§ **GIVEN INSTRUCTION**
Please set down exactly the lines of the listing below from the line containing "Generate a web" through the line containing "3000, 3500, 4000]", both lines included, leaving out all other lines.

§ **RECORDS SUPPLIED**
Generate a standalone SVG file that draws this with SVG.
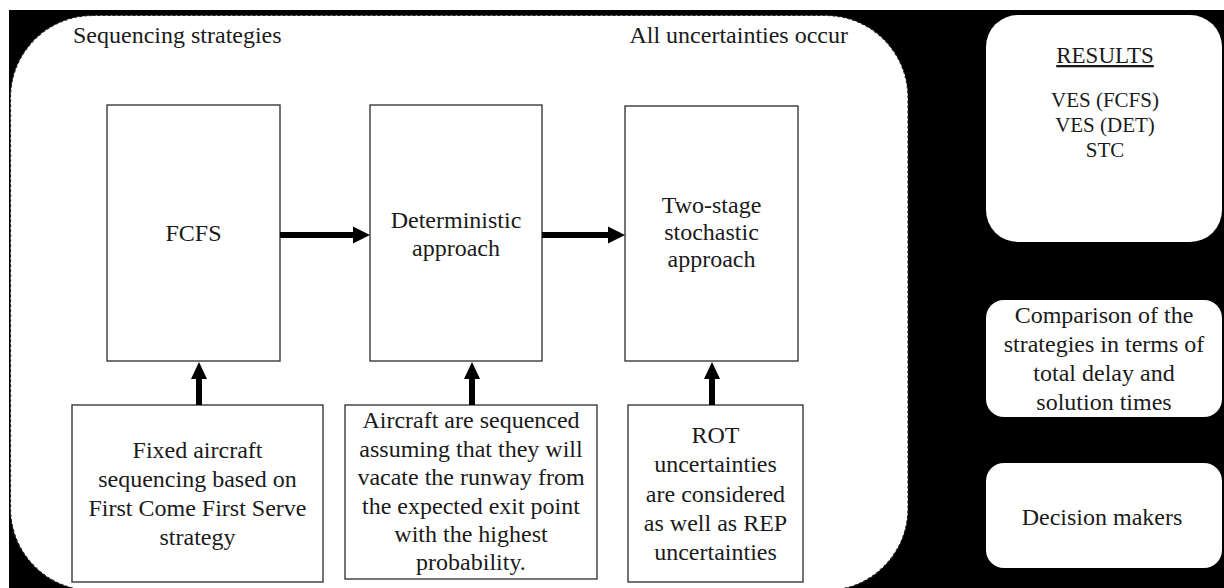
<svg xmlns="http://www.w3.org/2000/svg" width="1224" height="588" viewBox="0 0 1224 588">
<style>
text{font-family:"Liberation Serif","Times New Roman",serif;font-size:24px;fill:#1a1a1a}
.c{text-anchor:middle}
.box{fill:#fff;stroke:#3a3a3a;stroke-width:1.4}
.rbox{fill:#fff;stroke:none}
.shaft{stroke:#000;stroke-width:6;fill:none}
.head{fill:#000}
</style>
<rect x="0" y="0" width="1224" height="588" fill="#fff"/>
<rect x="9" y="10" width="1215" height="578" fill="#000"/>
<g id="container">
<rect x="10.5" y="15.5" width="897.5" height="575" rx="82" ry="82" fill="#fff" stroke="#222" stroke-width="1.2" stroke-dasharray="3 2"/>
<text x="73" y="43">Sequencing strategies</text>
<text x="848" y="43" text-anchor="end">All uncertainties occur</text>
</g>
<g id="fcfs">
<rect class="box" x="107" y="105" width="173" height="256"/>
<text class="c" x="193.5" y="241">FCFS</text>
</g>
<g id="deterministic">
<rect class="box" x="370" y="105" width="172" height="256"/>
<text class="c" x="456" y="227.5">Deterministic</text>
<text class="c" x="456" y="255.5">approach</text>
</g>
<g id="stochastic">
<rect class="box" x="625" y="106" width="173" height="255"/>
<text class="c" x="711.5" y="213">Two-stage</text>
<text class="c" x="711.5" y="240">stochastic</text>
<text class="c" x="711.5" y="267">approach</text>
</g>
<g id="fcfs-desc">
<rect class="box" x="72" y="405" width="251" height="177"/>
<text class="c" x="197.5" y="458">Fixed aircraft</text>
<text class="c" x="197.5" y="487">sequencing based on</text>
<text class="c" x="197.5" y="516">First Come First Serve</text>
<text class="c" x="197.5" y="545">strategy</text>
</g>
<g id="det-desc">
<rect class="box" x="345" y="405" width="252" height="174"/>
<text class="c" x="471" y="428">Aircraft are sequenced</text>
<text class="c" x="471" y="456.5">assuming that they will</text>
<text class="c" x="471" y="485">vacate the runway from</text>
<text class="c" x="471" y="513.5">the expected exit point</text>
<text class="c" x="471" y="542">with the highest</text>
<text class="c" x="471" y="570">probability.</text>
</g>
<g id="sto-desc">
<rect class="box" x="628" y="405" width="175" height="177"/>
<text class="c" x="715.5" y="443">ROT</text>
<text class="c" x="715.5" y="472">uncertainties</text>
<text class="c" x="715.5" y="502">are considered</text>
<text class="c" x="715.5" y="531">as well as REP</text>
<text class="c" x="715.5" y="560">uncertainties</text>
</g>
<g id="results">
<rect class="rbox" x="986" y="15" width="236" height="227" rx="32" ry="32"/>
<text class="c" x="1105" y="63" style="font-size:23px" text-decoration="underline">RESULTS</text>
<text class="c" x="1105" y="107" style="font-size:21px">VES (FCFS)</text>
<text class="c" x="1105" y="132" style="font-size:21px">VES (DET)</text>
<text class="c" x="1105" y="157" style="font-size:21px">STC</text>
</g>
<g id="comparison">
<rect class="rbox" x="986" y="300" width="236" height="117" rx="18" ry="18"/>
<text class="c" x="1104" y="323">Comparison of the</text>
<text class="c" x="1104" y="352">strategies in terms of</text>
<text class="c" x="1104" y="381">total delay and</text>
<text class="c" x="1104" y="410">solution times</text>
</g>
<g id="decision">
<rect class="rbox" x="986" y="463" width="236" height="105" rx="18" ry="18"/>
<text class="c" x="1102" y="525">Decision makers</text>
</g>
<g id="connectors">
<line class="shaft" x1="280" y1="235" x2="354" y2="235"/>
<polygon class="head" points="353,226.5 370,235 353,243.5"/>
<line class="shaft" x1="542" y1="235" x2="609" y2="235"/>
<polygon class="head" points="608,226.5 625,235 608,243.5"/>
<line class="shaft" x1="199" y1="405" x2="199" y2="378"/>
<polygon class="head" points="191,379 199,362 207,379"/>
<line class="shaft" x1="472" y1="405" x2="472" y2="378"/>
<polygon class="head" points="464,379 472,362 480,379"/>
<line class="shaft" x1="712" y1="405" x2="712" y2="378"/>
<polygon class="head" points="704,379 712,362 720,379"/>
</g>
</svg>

* * *

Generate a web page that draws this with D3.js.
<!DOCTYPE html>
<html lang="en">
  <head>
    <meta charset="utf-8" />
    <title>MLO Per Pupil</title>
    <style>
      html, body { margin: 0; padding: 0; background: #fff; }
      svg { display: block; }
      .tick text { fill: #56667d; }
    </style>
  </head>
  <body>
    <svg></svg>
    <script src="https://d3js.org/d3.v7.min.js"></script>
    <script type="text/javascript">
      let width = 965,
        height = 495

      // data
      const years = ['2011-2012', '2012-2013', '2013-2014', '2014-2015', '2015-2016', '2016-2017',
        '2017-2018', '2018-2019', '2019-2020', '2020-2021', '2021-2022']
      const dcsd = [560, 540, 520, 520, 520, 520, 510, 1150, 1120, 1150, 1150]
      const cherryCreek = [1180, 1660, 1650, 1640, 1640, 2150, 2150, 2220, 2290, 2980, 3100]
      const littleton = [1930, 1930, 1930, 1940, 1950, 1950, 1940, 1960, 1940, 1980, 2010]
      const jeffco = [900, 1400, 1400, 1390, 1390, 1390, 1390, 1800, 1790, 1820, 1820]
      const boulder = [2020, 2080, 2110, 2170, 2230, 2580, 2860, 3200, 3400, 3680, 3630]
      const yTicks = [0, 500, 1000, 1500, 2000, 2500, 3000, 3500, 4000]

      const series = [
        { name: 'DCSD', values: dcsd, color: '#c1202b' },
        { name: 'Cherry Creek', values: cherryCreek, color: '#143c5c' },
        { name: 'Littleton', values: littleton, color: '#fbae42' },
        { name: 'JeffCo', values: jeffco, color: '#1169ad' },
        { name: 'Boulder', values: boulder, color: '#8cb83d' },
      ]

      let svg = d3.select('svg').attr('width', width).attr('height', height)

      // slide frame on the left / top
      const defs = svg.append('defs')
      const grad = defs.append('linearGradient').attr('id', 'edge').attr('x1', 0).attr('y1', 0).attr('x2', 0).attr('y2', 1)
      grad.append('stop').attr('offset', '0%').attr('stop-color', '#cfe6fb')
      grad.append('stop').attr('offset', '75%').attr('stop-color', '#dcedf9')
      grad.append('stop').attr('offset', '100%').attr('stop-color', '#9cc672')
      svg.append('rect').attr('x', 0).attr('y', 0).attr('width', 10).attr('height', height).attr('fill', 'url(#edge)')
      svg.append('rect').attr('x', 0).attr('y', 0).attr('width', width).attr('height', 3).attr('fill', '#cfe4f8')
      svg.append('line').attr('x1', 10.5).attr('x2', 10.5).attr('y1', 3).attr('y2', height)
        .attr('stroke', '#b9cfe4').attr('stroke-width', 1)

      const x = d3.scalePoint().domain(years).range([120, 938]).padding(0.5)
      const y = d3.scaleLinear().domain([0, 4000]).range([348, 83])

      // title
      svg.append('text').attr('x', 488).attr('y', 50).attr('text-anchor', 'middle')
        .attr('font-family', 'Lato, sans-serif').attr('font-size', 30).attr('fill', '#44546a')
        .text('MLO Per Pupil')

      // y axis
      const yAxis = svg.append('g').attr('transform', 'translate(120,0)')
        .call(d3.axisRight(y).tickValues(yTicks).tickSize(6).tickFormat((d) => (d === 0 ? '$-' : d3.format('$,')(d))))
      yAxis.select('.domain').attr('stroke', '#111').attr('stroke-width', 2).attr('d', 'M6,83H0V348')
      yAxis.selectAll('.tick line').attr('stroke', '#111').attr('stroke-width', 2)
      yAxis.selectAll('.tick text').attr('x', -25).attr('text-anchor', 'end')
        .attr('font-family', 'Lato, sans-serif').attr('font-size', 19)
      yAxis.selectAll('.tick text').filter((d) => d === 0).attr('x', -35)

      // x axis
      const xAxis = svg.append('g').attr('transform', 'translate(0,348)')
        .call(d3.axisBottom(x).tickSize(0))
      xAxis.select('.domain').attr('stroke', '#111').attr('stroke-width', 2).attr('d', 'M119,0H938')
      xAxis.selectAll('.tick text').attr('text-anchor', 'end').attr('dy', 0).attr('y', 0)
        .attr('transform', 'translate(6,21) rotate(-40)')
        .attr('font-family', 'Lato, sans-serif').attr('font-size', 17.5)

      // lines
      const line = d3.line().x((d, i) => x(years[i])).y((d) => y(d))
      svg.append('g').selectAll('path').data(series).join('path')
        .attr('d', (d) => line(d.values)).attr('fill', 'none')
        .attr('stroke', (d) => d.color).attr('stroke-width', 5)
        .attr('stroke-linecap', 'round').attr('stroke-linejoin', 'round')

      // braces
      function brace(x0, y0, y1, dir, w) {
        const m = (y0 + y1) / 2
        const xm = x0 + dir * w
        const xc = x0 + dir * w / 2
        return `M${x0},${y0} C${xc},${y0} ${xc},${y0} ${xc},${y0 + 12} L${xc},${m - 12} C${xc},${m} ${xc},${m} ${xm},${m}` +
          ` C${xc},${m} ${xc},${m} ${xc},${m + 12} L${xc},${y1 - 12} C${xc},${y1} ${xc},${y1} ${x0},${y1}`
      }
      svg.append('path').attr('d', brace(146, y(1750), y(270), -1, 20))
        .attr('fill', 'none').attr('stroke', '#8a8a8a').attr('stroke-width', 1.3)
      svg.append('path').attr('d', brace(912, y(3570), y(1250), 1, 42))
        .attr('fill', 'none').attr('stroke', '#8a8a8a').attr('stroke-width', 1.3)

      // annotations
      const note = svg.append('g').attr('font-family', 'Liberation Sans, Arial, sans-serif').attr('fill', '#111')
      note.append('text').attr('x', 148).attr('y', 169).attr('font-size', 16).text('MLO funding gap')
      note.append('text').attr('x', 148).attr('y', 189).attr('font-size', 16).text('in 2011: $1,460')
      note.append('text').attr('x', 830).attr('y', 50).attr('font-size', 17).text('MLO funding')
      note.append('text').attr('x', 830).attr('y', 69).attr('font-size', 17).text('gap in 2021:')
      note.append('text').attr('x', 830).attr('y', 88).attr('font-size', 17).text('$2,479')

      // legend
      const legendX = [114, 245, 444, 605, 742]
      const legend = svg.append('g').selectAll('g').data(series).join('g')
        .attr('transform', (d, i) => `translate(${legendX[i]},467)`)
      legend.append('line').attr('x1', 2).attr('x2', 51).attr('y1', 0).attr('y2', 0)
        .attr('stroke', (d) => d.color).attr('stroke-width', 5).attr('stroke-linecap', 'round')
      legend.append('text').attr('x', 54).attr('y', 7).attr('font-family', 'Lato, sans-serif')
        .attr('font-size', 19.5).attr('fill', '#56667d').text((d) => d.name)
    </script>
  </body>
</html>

* * *

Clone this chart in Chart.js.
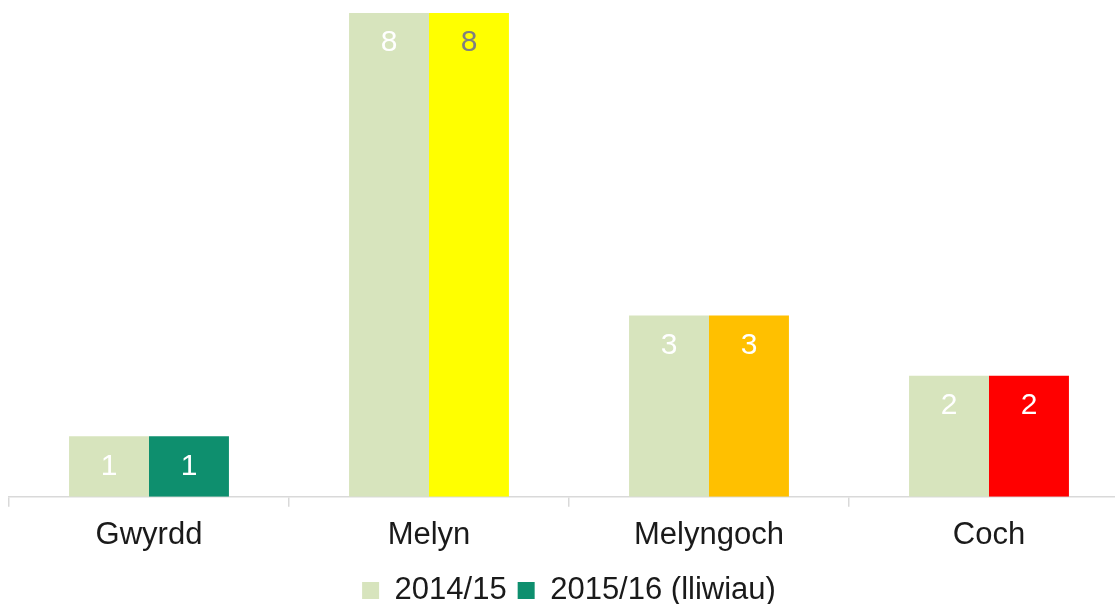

§ **CORRECT OUTPUT**
Generate a web page that draws this with D3.js.
<!DOCTYPE html>
<html lang="en">
  <head>
    <meta charset="utf-8" />
    <title>MLO Per Pupil</title>
    <style>
      html, body { margin: 0; padding: 0; background: #fff; }
      svg { display: block; }
      .tick text { fill: #56667d; }
    </style>
  </head>
  <body>
    <svg></svg>
    <script src="https://d3js.org/d3.v7.min.js"></script>
    <script type="text/javascript">
      let width = 965,
        height = 495

      // data
      const years = ['2011-2012', '2012-2013', '2013-2014', '2014-2015', '2015-2016', '2016-2017',
        '2017-2018', '2018-2019', '2019-2020', '2020-2021', '2021-2022']
      const dcsd = [560, 540, 520, 520, 520, 520, 510, 1150, 1120, 1150, 1150]
      const cherryCreek = [1180, 1660, 1650, 1640, 1640, 2150, 2150, 2220, 2290, 2980, 3100]
      const littleton = [1930, 1930, 1930, 1940, 1950, 1950, 1940, 1960, 1940, 1980, 2010]
      const jeffco = [900, 1400, 1400, 1390, 1390, 1390, 1390, 1800, 1790, 1820, 1820]
      const boulder = [2020, 2080, 2110, 2170, 2230, 2580, 2860, 3200, 3400, 3680, 3630]
      const yTicks = [0, 500, 1000, 1500, 2000, 2500, 3000, 3500, 4000]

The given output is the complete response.